Sunday, March 8, 2009

Religulous Preaches to the Choir

Bill Maher, you disappoint me. I watched you on The Daily Show and The Late, Late Show with Craig Ferguson, promoting your movie Religulous as an intelligent documentary that pokes fun at religion by pointing out how otherwise rational people can believe the irrational stories of The Bible. I consider myself both a person of faith and a person of intelligent thought and logic. I looked forward to seeing how you would challenge people like me to explain their beliefs in a book that says a man lived in the belly of a whale and came out alive. This is not what you did. You did not interview what I, or I believe most, would call "normal" or "intelligent" people. You talked to extremists.

You went to the south and picked out the type of uneducated hicks that makes us intelligent folk cringe. You went to a trucker's chapel and expected truckers to be able to answer complex theological questions. No offense to the truckers, but a group of southern truckers doesn't exactly represent the "normal" church-goers I grew up with in California. You picked extremists knowing they would be easy targets and would make for funny clips in your film. I wouldn't fault you for that if you hadn't promoted your film as thought-provoking and intelligent. It's not. It's comedy. It's quite pathetic, actually.
I know you are an arrogant man, and your arrogance sells your comedy, but you didn't even give these people a chance to talk. You treated them with complete disrespect. You gave some respect to the scientist who believes in The Bible, but still, if you actually let him explain his beliefs, you didn't show that part in your film. The rich, bling-wearing minister who used to be in 1970’s soul group is not a "normal" person. How many "normal" people have had a chart-topping song? The man who claims to be the second-coming of Christ and the people at Holy Land Experience are good for a laugh, but their ignorance is not going to open anyone's mind.


Why didn't you interview the ministers with doctorates not only in theology but also in subjects like philosophy and history? Why didn't you interview the young 20something who grew up in the church, graduated college, and is able to balance her beliefs in an unseen God with her beliefs in tested science? Most of us aren't talking in tongues every Sunday at church. Some of us believe the stories in The Bible happened as written, and some of us believe they were written to exemplify morals. But did you talk to us and ask us to explain why we believe in Jesus as savior, but don't necessary believe the stories in The Bible are meant to be taken literally? No, Mr. Maher, you did not.

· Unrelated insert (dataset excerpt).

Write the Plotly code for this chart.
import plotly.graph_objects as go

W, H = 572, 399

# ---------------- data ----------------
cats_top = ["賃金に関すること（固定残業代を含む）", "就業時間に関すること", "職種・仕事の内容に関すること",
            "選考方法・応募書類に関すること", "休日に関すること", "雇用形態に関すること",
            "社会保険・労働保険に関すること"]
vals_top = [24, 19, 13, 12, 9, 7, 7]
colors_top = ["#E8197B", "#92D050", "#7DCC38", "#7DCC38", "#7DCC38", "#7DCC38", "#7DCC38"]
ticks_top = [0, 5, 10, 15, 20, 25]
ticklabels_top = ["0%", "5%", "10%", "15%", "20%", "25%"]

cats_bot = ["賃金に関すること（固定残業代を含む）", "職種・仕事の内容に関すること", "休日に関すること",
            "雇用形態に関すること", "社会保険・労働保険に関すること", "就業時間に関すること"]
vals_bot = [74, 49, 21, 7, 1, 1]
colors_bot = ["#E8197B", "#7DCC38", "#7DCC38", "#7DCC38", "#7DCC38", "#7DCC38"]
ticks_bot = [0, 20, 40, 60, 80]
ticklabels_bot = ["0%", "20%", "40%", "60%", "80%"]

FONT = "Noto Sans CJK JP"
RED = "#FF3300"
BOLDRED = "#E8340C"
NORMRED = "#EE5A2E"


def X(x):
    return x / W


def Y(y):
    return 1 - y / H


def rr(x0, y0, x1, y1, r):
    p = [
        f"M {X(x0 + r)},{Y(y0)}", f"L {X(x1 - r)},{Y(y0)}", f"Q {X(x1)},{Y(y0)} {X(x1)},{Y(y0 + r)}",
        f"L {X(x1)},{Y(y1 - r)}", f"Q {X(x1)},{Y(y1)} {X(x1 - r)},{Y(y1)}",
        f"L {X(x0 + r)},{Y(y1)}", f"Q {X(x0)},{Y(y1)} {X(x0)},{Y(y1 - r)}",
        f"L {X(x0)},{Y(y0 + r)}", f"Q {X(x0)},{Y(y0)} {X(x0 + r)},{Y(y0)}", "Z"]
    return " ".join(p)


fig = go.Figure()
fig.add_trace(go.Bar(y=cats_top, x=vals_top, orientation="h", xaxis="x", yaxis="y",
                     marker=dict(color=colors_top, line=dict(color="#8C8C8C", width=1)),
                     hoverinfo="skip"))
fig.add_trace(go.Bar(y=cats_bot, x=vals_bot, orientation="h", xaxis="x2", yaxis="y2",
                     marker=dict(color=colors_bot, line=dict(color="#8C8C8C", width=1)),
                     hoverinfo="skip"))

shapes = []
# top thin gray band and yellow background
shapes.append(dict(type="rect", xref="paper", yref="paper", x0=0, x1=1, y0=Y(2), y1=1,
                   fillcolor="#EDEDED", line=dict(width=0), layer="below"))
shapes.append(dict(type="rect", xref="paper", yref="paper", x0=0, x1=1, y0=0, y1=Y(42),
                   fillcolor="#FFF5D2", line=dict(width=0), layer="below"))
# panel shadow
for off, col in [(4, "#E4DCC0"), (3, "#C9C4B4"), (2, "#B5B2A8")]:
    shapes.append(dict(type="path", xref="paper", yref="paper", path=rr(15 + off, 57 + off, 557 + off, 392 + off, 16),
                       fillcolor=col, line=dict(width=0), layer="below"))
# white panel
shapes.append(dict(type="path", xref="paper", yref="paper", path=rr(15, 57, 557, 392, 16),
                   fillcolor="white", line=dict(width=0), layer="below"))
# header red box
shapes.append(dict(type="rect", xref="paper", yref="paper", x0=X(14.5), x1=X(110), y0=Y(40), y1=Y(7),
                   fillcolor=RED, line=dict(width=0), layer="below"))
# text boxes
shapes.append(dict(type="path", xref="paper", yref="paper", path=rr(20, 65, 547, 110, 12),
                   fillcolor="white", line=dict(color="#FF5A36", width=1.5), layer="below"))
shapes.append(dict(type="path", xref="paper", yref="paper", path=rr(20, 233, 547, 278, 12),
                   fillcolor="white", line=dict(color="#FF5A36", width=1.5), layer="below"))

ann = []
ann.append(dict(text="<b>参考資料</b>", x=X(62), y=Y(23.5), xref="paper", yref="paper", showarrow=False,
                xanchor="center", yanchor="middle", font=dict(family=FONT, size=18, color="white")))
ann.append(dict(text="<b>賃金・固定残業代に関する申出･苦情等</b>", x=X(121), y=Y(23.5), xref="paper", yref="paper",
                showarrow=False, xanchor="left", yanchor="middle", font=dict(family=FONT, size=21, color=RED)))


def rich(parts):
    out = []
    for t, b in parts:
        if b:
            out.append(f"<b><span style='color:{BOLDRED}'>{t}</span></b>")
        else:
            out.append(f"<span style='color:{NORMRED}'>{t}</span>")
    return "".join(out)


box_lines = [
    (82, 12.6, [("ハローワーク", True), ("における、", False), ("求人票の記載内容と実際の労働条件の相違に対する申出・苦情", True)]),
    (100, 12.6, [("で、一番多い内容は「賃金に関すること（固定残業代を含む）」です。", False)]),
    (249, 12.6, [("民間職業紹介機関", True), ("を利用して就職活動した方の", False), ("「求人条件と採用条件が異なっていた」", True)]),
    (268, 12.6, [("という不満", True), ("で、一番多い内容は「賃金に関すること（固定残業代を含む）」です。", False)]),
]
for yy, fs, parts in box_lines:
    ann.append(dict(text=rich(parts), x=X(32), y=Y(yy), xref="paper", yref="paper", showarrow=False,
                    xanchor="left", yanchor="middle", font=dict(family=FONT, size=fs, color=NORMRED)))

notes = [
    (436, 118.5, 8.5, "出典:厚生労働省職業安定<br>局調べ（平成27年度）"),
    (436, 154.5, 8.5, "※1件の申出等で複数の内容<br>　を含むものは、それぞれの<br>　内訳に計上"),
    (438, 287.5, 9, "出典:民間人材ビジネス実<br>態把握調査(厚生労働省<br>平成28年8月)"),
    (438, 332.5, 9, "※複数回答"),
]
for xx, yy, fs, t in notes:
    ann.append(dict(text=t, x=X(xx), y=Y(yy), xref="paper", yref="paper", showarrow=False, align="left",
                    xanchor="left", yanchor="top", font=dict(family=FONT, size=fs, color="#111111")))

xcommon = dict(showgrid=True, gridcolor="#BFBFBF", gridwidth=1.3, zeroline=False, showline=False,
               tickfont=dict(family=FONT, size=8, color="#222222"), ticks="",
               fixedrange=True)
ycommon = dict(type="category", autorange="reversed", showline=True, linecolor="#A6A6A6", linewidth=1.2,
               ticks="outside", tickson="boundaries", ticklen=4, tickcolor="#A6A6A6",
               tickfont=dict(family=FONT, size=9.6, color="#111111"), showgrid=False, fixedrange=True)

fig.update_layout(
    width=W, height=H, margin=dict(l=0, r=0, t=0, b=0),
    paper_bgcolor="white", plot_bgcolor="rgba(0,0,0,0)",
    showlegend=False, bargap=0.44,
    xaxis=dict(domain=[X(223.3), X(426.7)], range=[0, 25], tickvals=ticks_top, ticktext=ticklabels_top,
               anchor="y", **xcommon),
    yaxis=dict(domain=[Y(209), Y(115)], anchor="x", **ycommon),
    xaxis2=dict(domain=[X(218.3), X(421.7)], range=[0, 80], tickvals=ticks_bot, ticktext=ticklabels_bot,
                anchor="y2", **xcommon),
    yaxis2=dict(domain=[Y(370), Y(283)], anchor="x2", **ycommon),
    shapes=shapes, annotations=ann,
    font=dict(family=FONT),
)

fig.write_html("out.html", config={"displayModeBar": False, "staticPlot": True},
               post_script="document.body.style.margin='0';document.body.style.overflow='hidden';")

What bothers me most about your film is your hypocrisy. I've watched you for years and you claim you "don't know" what the truth is, and you're not an atheist because you don't want to be as self-righteous as the religious folks who claim to know "for sure" that their beliefs are true. Yet, you sure don't act like an agnostic. If you "don't know" how can you then claim the Christians, the Mormons, the Scientologists, the Jews, and the Muslims are wrong? 


You conclude your film by pointing how these religions are completely detached from intelligent thought and rational thinking, so they should be laughed at. You in fact, ARE saying "you know." You may not have the full answer, but you're full of yourself enough to claim you know what isn't the answer. Isn't that just as bad as the Christian or Muslim who believes they know all other faiths are wrong? It is. It's the same thing. And by the way, most of us Christians don't believe we're the only ones who are right. 


My old minister had a saying, "I believe our way is the way, but it may not be the only way." This minister from middle-town America was open-minded enough to believe in something while not excluding the validity of the beliefs of others. Maybe if you could deflate that big head of yours, you could do the same.